E quindi, per celebrarla al meglio, nei giorni precedenti la festa, a causa dell’arancina-mania Palermo in qualche modo si trasforma. Nelle famiglie c’è il compratore designato che redige la lista con le preferenze di tutti i parenti e, per allietare e allettare chi fa il conto alla rovescia dei giorni che mancano all’abbuffata (e non solo loro), i cartelloni e gli autobus si affollano di pubblicità che rimandano ad eventi a tema. Rosticcerie et similia – più o meno note – si sfidano a colpi di promozioni low cost (a proposito, quest’anno si parte da 0,80 centesimi), e alcuni punti vendita già noti al grande pubblico ricorrono alla fantasia per attirare i clienti, affiggendo poster dove l’arancina è tramutata nella protagonista di film famosi. Quest’anno grazie ad un casco nero diventa Darth Vader, un astronauta le gravita attorno avvisando Houston di un problema, e prende il posto degli zeri del numero di matricola dell’agente segreto James Bond.

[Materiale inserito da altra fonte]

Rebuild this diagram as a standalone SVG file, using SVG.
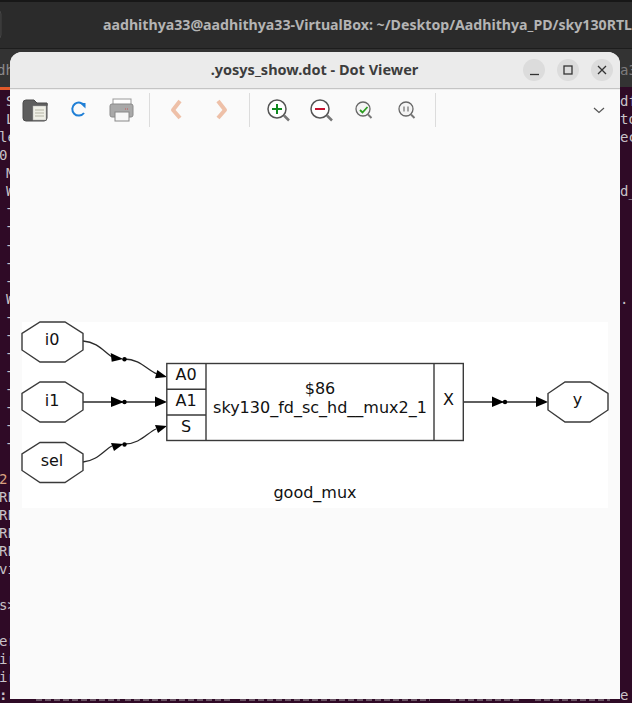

E questo solo per strada. Nel web è un florilegio di banner che rimandano a questo o a quel sito o profilo social di spacciatori di riso, mentre i blogger pubblicano post o video che lodano o analizzano l’amore del palermitano per l’arancina. Altri ancora difendono i concittadini dalle critiche e dai tentativi campanilistico-grammaticali con i quali i cugini della Sicilia orientale vorrebbero imporre il loro punto di vista grettamente maschilista sul nome della prelibatezza d’ispirazione araba.
Il Comune, finalmente, cerca di sfruttare la cresta dell’onda patrocinando eventi culturali a sfondo turistico come l’arancina arabo-normanna al Cassaro (con riferimento al percorso Unesco), mentre i giornalisti per restare sul pezzo – da qualche anno a questa parte – arricchiscono praticamente tutte le testale on-line con almeno un articolo che riporta quante tonnellate di grano o di riso saranno trasformate e vendute da bar e locali vari in sole 24 ore. E giù classifiche su quale sia l’arancina migliore di Palermo.
Proprio il confronto tra le varie produzioni è un altro hot topic di questi giorni. Perché il palermitano non si limita a mangiare una caterva di arancine, ma sente lo spasmodico bisogno di comunicarlo urbi et orbi. In principio lo si faceva paragonando le proprie esperienze con amici e parenti, ora invece ci si trasforma in critici gourmet da tastiera e si spiega su internet quante arancine si sono mangiate, dove, di che tipo. Per non parlare di chi le viviseziona analizzando la struttura più o meno compatta, il tipo di riso e il tempo di cottura, la quantità di condimento, la frittura e la panatura.
E ovviamente, dove c’è incontro spesso c’è scontro. E quindi a cadenza annuale ci si schiera più o meno volontariamente – a seconda delle inclinazioni – con le diverse fazioni: i tradizionalisti, che mangiano solo arancine alla carne o al burro («perché quelli sono gli unici veri gusti»); gli innovatori che sperimentano accostamenti più esotici (salmone, pollo, verdure, kebab, pesce, funghi, nutella, pistacchio, fino ad alcune per coraggiosi come i frutti di mare), sull’onda di locali che sdoganano le arancine 365 giorni all’anno in miriadi di versioni diverse. Ma le divisioni sono anche tra i self made man che le mangiano solo se rigorosamente preparate e fritte in casa, e gli aficionados che si fanno chilometri per procurarsele dal loro rosticciere di fiducia, che magari frequentano con religiosa assiduità fin da quando andavano a scuola.
E poi esattamente come accade per una sonora sbronza, a stretto giro di posta arrivano immancabili le lacrime di coccodrillo, i commenti sui postumi da abbuffata e la richiesta o l’offerta di rimedi artigianali o farmaceutici. Ma segretamente si fa ripartire il countdown in attesa di ricominciare la giostra.